3. The air conditioning blower hole apparatus according to claim 1, wherein the large-diameter shaft part and the small-diameter shaft part are each formed in a cylindrical shape.

4. The air conditioning blower hole apparatus according to claim 2, wherein the large-diameter shaft part and the small-diameter shaft part are each formed in a cylindrical shape.

5. The air conditioning blower hole apparatus according to claim 1, wherein the retainer part has a diameter that decreases toward a distal side from the small-diameter shaft part relative to the diameter of the small-diameter shaft part.

6. The air conditioning blower hole apparatus according to claim 2, wherein the retainer part has a diameter that decreases toward a distal side from the small-diameter shaft part relative to the diameter of the small-diameter shaft part.

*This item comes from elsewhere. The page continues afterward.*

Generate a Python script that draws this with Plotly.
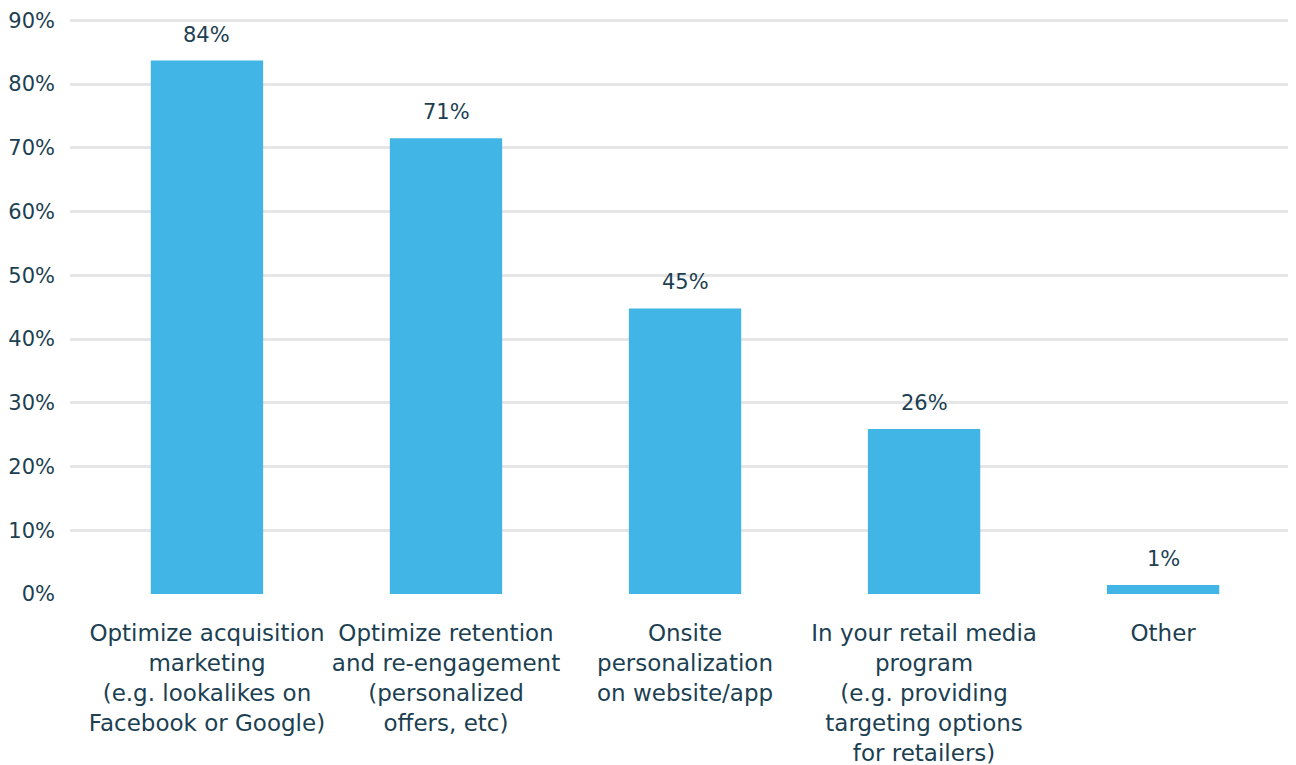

7. The air conditioning blower hole apparatus according to claim 1, wherein:

the link comprises a link body, and a columnar boss partially provided on the link body,

the link body is mainly formed with the small-diameter hole, and

the boss is mainly formed with the large-diameter hole.

8. The air conditioning blower hole apparatus according to claim 2, wherein:

the link comprises a link body, and a columnar boss partially provided on the link body,

the link body is mainly formed with the small-diameter hole, and

the boss is mainly formed with the large-diameter hole.